Task to carry out
Copy out all the lines exactly. Omit pictures.

Information supplied

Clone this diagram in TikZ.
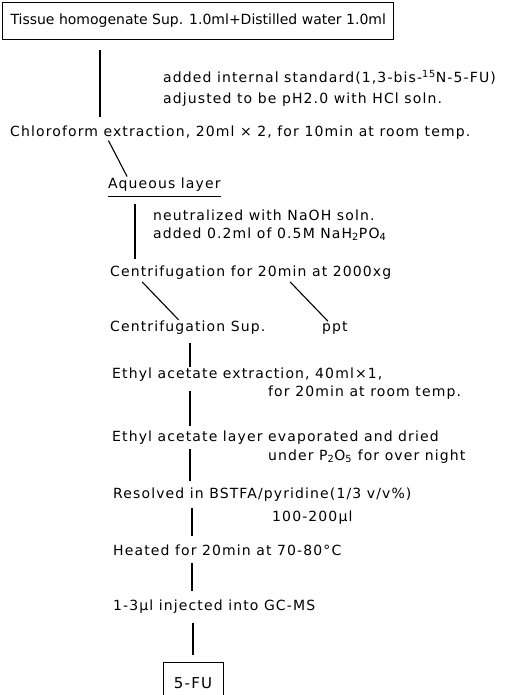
\documentclass[tikz,border=0pt]{standalone}
\usepackage{fontspec}
\setmainfont[LetterSpace=8]{DejaVu Sans}
\newfontfamily\boxfont{DejaVu Sans}
\newcommand\flowfont{\fontsize{14}{16}\selectfont}

\begin{document}
\begin{tikzpicture}[x=1pt, y=-1pt,
    stepnode/.style={anchor=west, inner xsep=0pt, inner ysep=0pt,
                     text height=10pt, text depth=3pt, font=\flowfont},
    boxnode/.style={stepnode, draw, line width=1pt, inner xsep=8pt, minimum height=37pt},
    link/.style={line width=1.1pt}]

  \useasboundingbox (0,0) rectangle (523,695);
  \clip (0,0) rectangle (523,695);

  % Main steps
  \node[boxnode, minimum width=391pt, font=\flowfont\boxfont] (tissue) at (2,21.5)
       {Tissue homogenate Sup. 1.0ml+Distilled water 1.0ml};
  \node[stepnode] (chloro) at (10,133) {Chloroform extraction, 20ml × 2, for 10min at room temp.};
  \node[stepnode] (aq)     at (108,185) {Aqueous layer};
  \node[stepnode] (cent)   at (110,273) {Centrifugation for 20min at 2000xg};
  \node[stepnode] (sup)    at (110,328) {Centrifugation Sup.};
  \node[stepnode] (ppt)    at (322,328) {ppt};
  \node[stepnode] (ethyl)  at (112,375) {Ethyl acetate extraction, 40ml×1,};
  \node[stepnode] (layer)  at (112,438) {Ethyl acetate layer evaporated and dried};
  \node[stepnode] (resolv) at (113,495) {Resolved in BSTFA/pyridine(1/3 v/v\%)};
  \node[stepnode] (heat)   at (113,552) {Heated for 20min at 70-80°C};
  \node[stepnode] (inj)    at (113,607) {1-3μl injected into GC-MS};
  \node[boxnode, anchor=north, minimum width=60pt, minimum height=45pt,
        inner xsep=4pt, font=\fontsize{15}{17}\selectfont] (fu) at (193,662) {5-FU};

  % Side notes
  \node[stepnode] (std1)  at (163,79)  {added internal standard(1,3-bis-\textsuperscript{15}N-5-FU)};
  \node[stepnode] (std2)  at (163,100) {adjusted to be pH2.0 with HCl soln.};
  \node[stepnode] (neut1) at (153,217) {neutralized with NaOH soln.};
  \node[stepnode] (neut2) at (153,235) {added 0.2ml of 0.5M NaH\textsubscript{2}PO\textsubscript{4}};
  \node[stepnode] (room)  at (268,393) {for 20min at room temp.};
  \node[stepnode] (under) at (268,457) {under P\textsubscript{2}O\textsubscript{5} for over night};
  \node[stepnode] (vol)   at (272,518) {100-200μl};

  % Underline of the aqueous layer
  \draw[line width=0.9pt] ([yshift=-5pt]aq.south west) -- ([yshift=-5pt]aq.south east);

  % Connectors
  \draw[link, shorten <=10pt, shorten >=9pt] ([xshift=98pt]tissue.south west) -- ([xshift=90pt]chloro.north west);
  \draw[link, shorten <=1pt, shorten >=2pt] ([xshift=98pt]chloro.south west) -- ([xshift=20pt]aq.north west);
  \draw[link, shorten <=12pt, shorten >=7pt] ([xshift=27pt]aq.south west) -- ([xshift=25pt]cent.north west);
  \draw[link, shorten <=3pt, shorten >=2pt] ([xshift=30pt]cent.south west) -- ([xshift=70pt]sup.north west);
  \draw[link, shorten <=3pt, shorten >=0pt] ([xshift=178pt]cent.south west) -- ([xshift=6pt]ppt.north west);
  \draw[link, shorten <=8pt, shorten >=1pt] ([xshift=80pt]sup.south west) -- ([xshift=78pt]ethyl.north west);
  \draw[link, shorten <=9pt, shorten >=5pt] ([xshift=78pt]ethyl.south west) -- ([xshift=78pt]layer.north west);
  \draw[link, shorten <=4pt, shorten >=7pt] ([xshift=78pt]layer.south west) -- ([xshift=77pt]resolv.north west);
  \draw[link, shorten <=6pt, shorten >=9pt] ([xshift=79pt]resolv.south west) -- ([xshift=79pt]heat.north west);
  \draw[link, shorten <=4pt, shorten >=9pt] ([xshift=79pt]heat.south west) -- ([xshift=79pt]inj.north west);
  \draw[link, shorten <=9pt, shorten >=7pt] ([xshift=80pt]inj.south west) -- (fu.north);

\end{tikzpicture}
\end{document}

Response to the task
Clone this diagram in TikZ.
\documentclass[tikz,border=0pt]{standalone}
\usepackage{fontspec}
\setmainfont[LetterSpace=8]{DejaVu Sans}
\newfontfamily\boxfont{DejaVu Sans}
\newcommand\flowfont{\fontsize{14}{16}\selectfont}

\begin{document}
\begin{tikzpicture}[x=1pt, y=-1pt,
    stepnode/.style={anchor=west, inner xsep=0pt, inner ysep=0pt,
                     text height=10pt, text depth=3pt, font=\flowfont},
    boxnode/.style={stepnode, draw, line width=1pt, inner xsep=8pt, minimum height=37pt},
    link/.style={line width=1.1pt}]

  \useasboundingbox (0,0) rectangle (523,695);
  \clip (0,0) rectangle (523,695);

  % Main steps
  \node[boxnode, minimum width=391pt, font=\flowfont\boxfont] (tissue) at (2,21.5)
       {Tissue homogenate Sup. 1.0ml+Distilled water 1.0ml};
  \node[stepnode] (chloro) at (10,133) {Chloroform extraction, 20ml × 2, for 10min at room temp.};
  \node[stepnode] (aq)     at (108,185) {Aqueous layer};
  \node[stepnode] (cent)   at (110,273) {Centrifugation for 20min at 2000xg};
  \node[stepnode] (sup)    at (110,328) {Centrifugation Sup.};
  \node[stepnode] (ppt)    at (322,328) {ppt};
  \node[stepnode] (ethyl)  at (112,375) {Ethyl acetate extraction, 40ml×1,};
  \node[stepnode] (layer)  at (112,438) {Ethyl acetate layer evaporated and dried};
  \node[stepnode] (resolv) at (113,495) {Resolved in BSTFA/pyridine(1/3 v/v\%)};
  \node[stepnode] (heat)   at (113,552) {Heated for 20min at 70-80°C};
  \node[stepnode] (inj)    at (113,607) {1-3μl injected into GC-MS};
  \node[boxnode, anchor=north, minimum width=60pt, minimum height=45pt,
        inner xsep=4pt, font=\fontsize{15}{17}\selectfont] (fu) at (193,662) {5-FU};

  % Side notes
  \node[stepnode] (std1)  at (163,79)  {added internal standard(1,3-bis-\textsuperscript{15}N-5-FU)};
  \node[stepnode] (std2)  at (163,100) {adjusted to be pH2.0 with HCl soln.};
  \node[stepnode] (neut1) at (153,217) {neutralized with NaOH soln.};
  \node[stepnode] (neut2) at (153,235) {added 0.2ml of 0.5M NaH\textsubscript{2}PO\textsubscript{4}};
  \node[stepnode] (room)  at (268,393) {for 20min at room temp.};
  \node[stepnode] (under) at (268,457) {under P\textsubscript{2}O\textsubscript{5} for over night};
  \node[stepnode] (vol)   at (272,518) {100-200μl};

  % Underline of the aqueous layer
  \draw[line width=0.9pt] ([yshift=-5pt]aq.south west) -- ([yshift=-5pt]aq.south east);

  % Connectors
  \draw[link, shorten <=10pt, shorten >=9pt] ([xshift=98pt]tissue.south west) -- ([xshift=90pt]chloro.north west);
  \draw[link, shorten <=1pt, shorten >=2pt] ([xshift=98pt]chloro.south west) -- ([xshift=20pt]aq.north west);
  \draw[link, shorten <=12pt, shorten >=7pt] ([xshift=27pt]aq.south west) -- ([xshift=25pt]cent.north west);
  \draw[link, shorten <=3pt, shorten >=2pt] ([xshift=30pt]cent.south west) -- ([xshift=70pt]sup.north west);
  \draw[link, shorten <=3pt, shorten >=0pt] ([xshift=178pt]cent.south west) -- ([xshift=6pt]ppt.north west);
  \draw[link, shorten <=8pt, shorten >=1pt] ([xshift=80pt]sup.south west) -- ([xshift=78pt]ethyl.north west);
  \draw[link, shorten <=9pt, shorten >=5pt] ([xshift=78pt]ethyl.south west) -- ([xshift=78pt]layer.north west);
  \draw[link, shorten <=4pt, shorten >=7pt] ([xshift=78pt]layer.south west) -- ([xshift=77pt]resolv.north west);
  \draw[link, shorten <=6pt, shorten >=9pt] ([xshift=79pt]resolv.south west) -- ([xshift=79pt]heat.north west);
  \draw[link, shorten <=4pt, shorten >=9pt] ([xshift=79pt]heat.south west) -- ([xshift=79pt]inj.north west);
  \draw[link, shorten <=9pt, shorten >=7pt] ([xshift=80pt]inj.south west) -- (fu.north);

\end{tikzpicture}
\end{document}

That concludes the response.